One can safely say that all the parties are at fault. OMCs are not keeping requisite storage. They are accountable for this. Government knowing that shortage will take place based on the ground realities, still went on with the OGRA recommendation. The poor consumer is the loser in the process. In most pumps, only HOBC is available at Rs155-160 per ltr. Wasn’t the poor consumer better to pay Rs82/liter on petrol (RON92)? Had there been no decline in prices, there would have been no shortage.

The question is why ECC went on with OGRA prescription. The issue is not of taxes (that is a separate debate). The disagreement is on ex-refinery price. The OMCs and refineries were already making inventory losses. In anticipation of further decline in prices, the OMCs were not buying from refineries. The storage of refineries was peaking. Plus, they were making losses too. Subsequently, they reduced production. Currently, refineries are operating at 25-60 percent capacity.

With refineries’ falling capacity utilization, domestic oil and gas production is falling too. Had this being winters, there would have been gas shortage as well. The fall in production of oil and gas can take weeks, if not months to normalize. The other problem is that it will strain the petroleum import bill.

The ECC did not go with the Energy Ministry’s call due to fear of accountability, including public accountability. Had the refinery prices been higher, the media would have started saying that the government is in bed with oil mafia. The sugar mafia story is still fresh.
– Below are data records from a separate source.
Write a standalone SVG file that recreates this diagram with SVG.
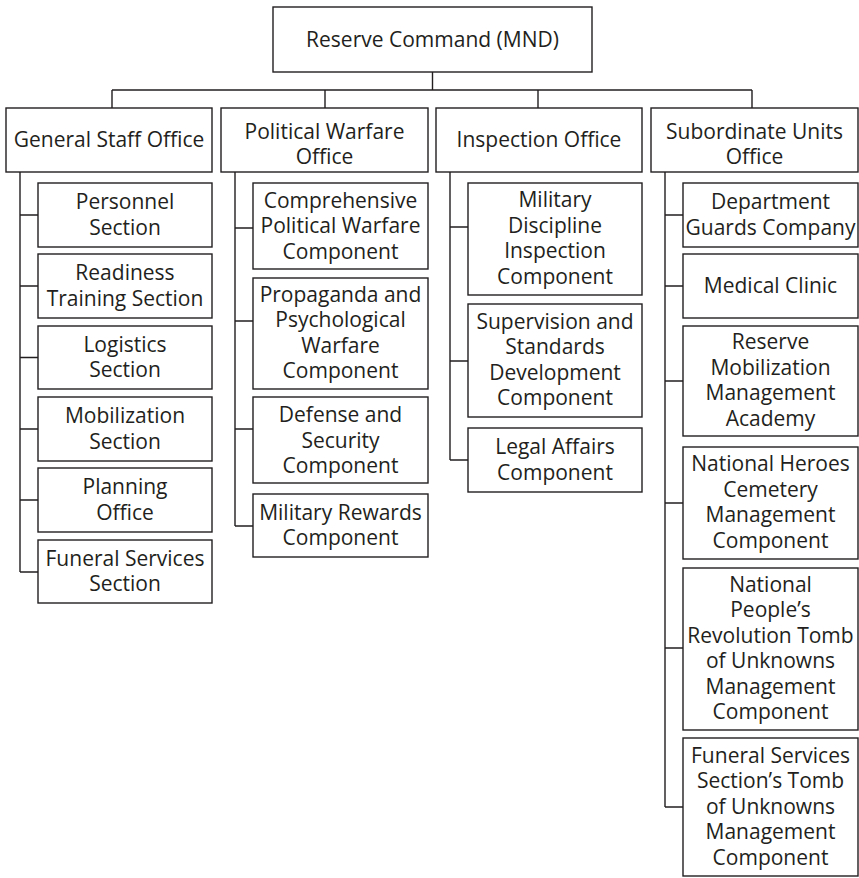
<svg xmlns="http://www.w3.org/2000/svg" width="859" height="878" viewBox="0 0 859 878">
<style>
rect{fill:#fff;stroke:#231f20;stroke-width:1.4}
.c line,.c path{stroke:#231f20;stroke-width:1.4;fill:none}
text{font-family:"Open Sans","Noto Sans","Liberation Sans",sans-serif;font-size:21px;fill:#231f20;text-anchor:middle}
</style>
<rect x="0" y="0" width="859" height="878" style="stroke:none"/>
<g class="c" id="connectors">
<path d="M432.5 72V90M112 90H752M112 90V108M325 90V108M538 90V108M752 90V108"/>
<path d="M20 172V572M20 215H38M20 286H38M20 357.5H38M20 429H38M20 500H38M20 572H38"/>
<path d="M235 172V526M235 228H253M235 321H253M235 429H253M235 526H253"/>
<path d="M450 172V460M450 227H468M450 361H468M450 460H468"/>
<path d="M665 172V807M665 215H683M665 286H683M665 381H683M665 503H683M665 648H683M665 807H683"/>
</g>
<g id="reserve-command"><rect x="273" y="7" width="319" height="65"/><text x="432.5" y="47">Reserve Command (MND)</text></g>
<g id="general-staff"><rect x="6" y="108" width="206" height="64"/><text x="109" y="147">General Staff Office</text></g>
<g id="political-warfare"><rect x="221" y="108" width="207" height="64"/><text x="324.5"><tspan x="324.5" y="138.5">Political Warfare</tspan><tspan x="324.5" y="164">Office</tspan></text></g>
<g id="inspection"><rect x="436" y="108" width="206" height="64"/><text x="539" y="147">Inspection Office</text></g>
<g id="subordinate-units"><rect x="651" y="108" width="207" height="64"/><text x="754.5"><tspan x="754.5" y="138.5">Subordinate Units</tspan><tspan x="754.5" y="164">Office</tspan></text></g>

<g id="personnel"><rect x="38" y="183" width="174" height="64"/><text><tspan x="125" y="209">Personnel</tspan><tspan x="125" y="234.5">Section</tspan></text></g>
<g id="readiness"><rect x="38" y="254" width="174" height="64"/><text><tspan x="125" y="280">Readiness</tspan><tspan x="125" y="305.5">Training Section</tspan></text></g>
<g id="logistics"><rect x="38" y="326" width="174" height="63"/><text><tspan x="125" y="351.5">Logistics</tspan><tspan x="125" y="377">Section</tspan></text></g>
<g id="mobilization"><rect x="38" y="397" width="174" height="64"/><text><tspan x="125" y="423">Mobilization</tspan><tspan x="125" y="448.5">Section</tspan></text></g>
<g id="planning"><rect x="38" y="468" width="174" height="64"/><text><tspan x="125" y="494">Planning</tspan><tspan x="125" y="519.5">Office</tspan></text></g>
<g id="funeral-services"><rect x="38" y="540" width="174" height="63"/><text><tspan x="125" y="565.5">Funeral Services</tspan><tspan x="125" y="591">Section</tspan></text></g>

<g id="comprehensive"><rect x="253" y="183" width="175" height="86"/><text><tspan x="340.5" y="207.5">Comprehensive</tspan><tspan x="340.5" y="233">Political Warfare</tspan><tspan x="340.5" y="258.5">Component</tspan></text></g>
<g id="propaganda"><rect x="253" y="278" width="175" height="111"/><text><tspan x="340.5" y="301.75">Propaganda and</tspan><tspan x="340.5" y="327.25">Psychological</tspan><tspan x="340.5" y="352.75">Warfare</tspan><tspan x="340.5" y="378.25">Component</tspan></text></g>
<g id="defense"><rect x="253" y="397" width="175" height="86"/><text><tspan x="340.5" y="422">Defense and</tspan><tspan x="340.5" y="447.5">Security</tspan><tspan x="340.5" y="473">Component</tspan></text></g>
<g id="military-rewards"><rect x="253" y="494" width="175" height="63"/><text><tspan x="340.5" y="519.5">Military Rewards</tspan><tspan x="340.5" y="545">Component</tspan></text></g>

<g id="military-discipline"><rect x="468" y="183" width="174" height="112"/><text><tspan x="555" y="207.25">Military</tspan><tspan x="555" y="232.75">Discipline</tspan><tspan x="555" y="258.25">Inspection</tspan><tspan x="555" y="283.75">Component</tspan></text></g>
<g id="supervision"><rect x="468" y="304" width="174" height="113"/><text><tspan x="555" y="328.75">Supervision and</tspan><tspan x="555" y="354.25">Standards</tspan><tspan x="555" y="379.75">Development</tspan><tspan x="555" y="405.25">Component</tspan></text></g>
<g id="legal-affairs"><rect x="468" y="428" width="174" height="64"/><text><tspan x="555" y="454">Legal Affairs</tspan><tspan x="555" y="479.5">Component</tspan></text></g>

<g id="department-guards"><rect x="683" y="183" width="175" height="64"/><text><tspan x="770.5" y="209">Department</tspan><tspan x="770.5" y="234.5">Guards Company</tspan></text></g>
<g id="medical-clinic"><rect x="683" y="254" width="175" height="64"/><text x="770.5" y="293">Medical Clinic</text></g>
<g id="reserve-mobilization"><rect x="683" y="326" width="175" height="110"/><text><tspan x="770.5" y="349.25">Reserve</tspan><tspan x="770.5" y="374.75">Mobilization</tspan><tspan x="770.5" y="400.25">Management</tspan><tspan x="770.5" y="425.75">Academy</tspan></text></g>
<g id="national-heroes"><rect x="683" y="447" width="175" height="112"/><text><tspan x="770.5" y="471.25">National Heroes</tspan><tspan x="770.5" y="496.75">Cemetery</tspan><tspan x="770.5" y="522.25">Management</tspan><tspan x="770.5" y="547.75">Component</tspan></text></g>
<g id="national-peoples"><rect x="683" y="568" width="175" height="162"/><text><tspan x="770.5" y="591.75">National</tspan><tspan x="770.5" y="617.25">People’s</tspan><tspan x="770.5" y="642.75">Revolution Tomb</tspan><tspan x="770.5" y="668.25">of Unknowns</tspan><tspan x="770.5" y="693.75">Management</tspan><tspan x="770.5" y="719.25">Component</tspan></text></g>
<g id="funeral-tomb"><rect x="683" y="738" width="175" height="138"/><text><tspan x="770.5" y="762.5">Funeral Services</tspan><tspan x="770.5" y="788">Section’s Tomb</tspan><tspan x="770.5" y="813.5">of Unknowns</tspan><tspan x="770.5" y="839">Management</tspan><tspan x="770.5" y="864.5">Component</tspan></text></g>
</svg>
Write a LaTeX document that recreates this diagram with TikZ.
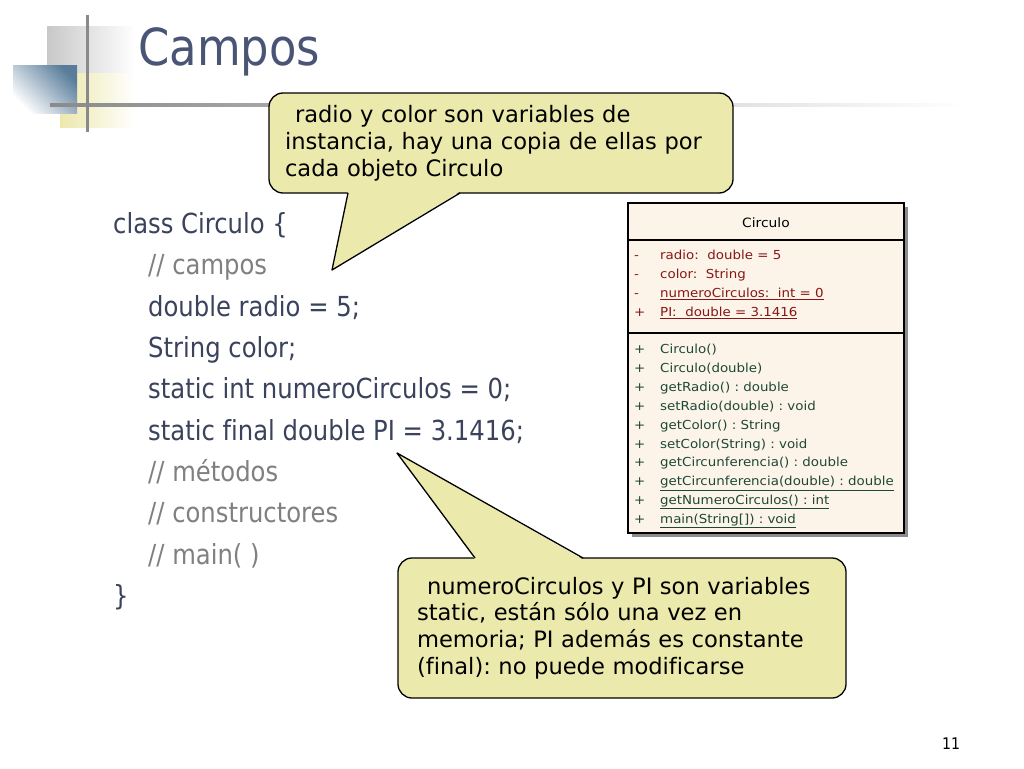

Some say that OMCs make inventory gains in days of prices going down, they should bear the loss in days of prices moving up. But the quantum is too high this time. The prices are set on PSO imports based on last month. But May imports were based on April prices due to delay in shipment. No sane business will operate in this condition; the companies may surrender their licenses instead of making huge losses.

Refineries are using this opportunity to play the mantra of being so called strategic asset. As on commercial basis, a few of them should die. OMCs are playing dirty by delaying imports and not picking from refineries. Now government owned PSO and PARCO would import in excess and the loss will be taken by their shareholders (mainly government i.e. taxpayers). Government should move towards degranulation and fix prices fortnightly till the deregulation takes place. There is no easy solution to this mess.